La instrumentación del manuscrito autógrafo incluye oboes, clarinetes (sólo en el Incarnatus), fagotes, trompas (en el Qui tollis y el Incarnatus) y trompetas, todos ellos doblados, además de timbales, cuerda y órgano. Más adelante, Haydn añadió los clarinetes a la mayoría de los números, puso a las trompas doblando a las trompetas y añadió una flauta en el Qui tollis. Un cuarteto vocal y un coro a cuatro partes completan los requerimientos de intérpretes para la obra, que está escrita en la tonalidad de do mayor.

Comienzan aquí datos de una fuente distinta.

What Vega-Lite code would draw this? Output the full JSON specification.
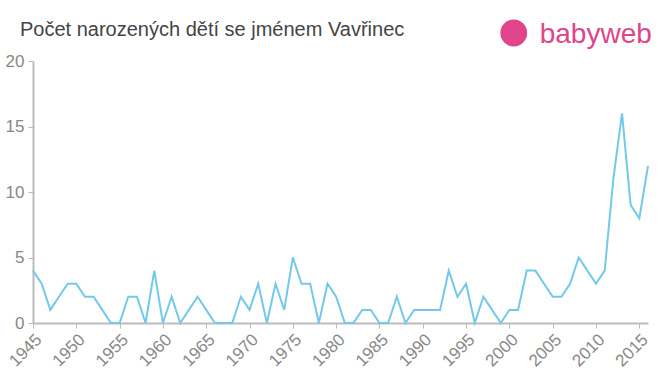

El Kyrie se presenta en una forma sonata monotemática con introducción lenta, tan típica de los primeros movimientos de las sinfonías del compositor. En el Allegro moderato intervienen la soprano y la contralto solistas. El Gloria se divide en tres partes, casi en forma de concierto, con dos extremos en tiempo rápido y un central lento, que es casi un aria de bajo con obligado del violonchelo. El número se cierra con una especie de coda. El Credo se abre con una fuga. Sigue con una sección lenta (Et incarnatus) escrita en do menor, en la que intervienen los cuatro solistas, que se mantendrán ya hasta el final con el Et resurrexit, que culmina en una fuga majestuosa (Et vitam venturi seculi), interrumpida varias veces por los solistas. El breve Sanctus está en forma de adagio, con participación de la contralto solista, a modo de introducción del poderoso Pleni sunt coeli. La sección del Benedictus, prevista para los cuatro solistas, está en tiempo de andante y de nuevo en do menor. La reaparición del Hosanna se hace con una música diferente a la de su presentación. En el Agnus Dei, los timbales y las trompetas justifican de sobra el título de la misa. El tiempo adagio y el cambio a la subdominante (fa mayor) marcan el tono de expresiva plegaria de la pieza, que vuelve a la tonalidad principal y al Allegro con spirito en el Dona nobis pacem, configurado más que nunca como el canto de un anhelo desesperado de paz.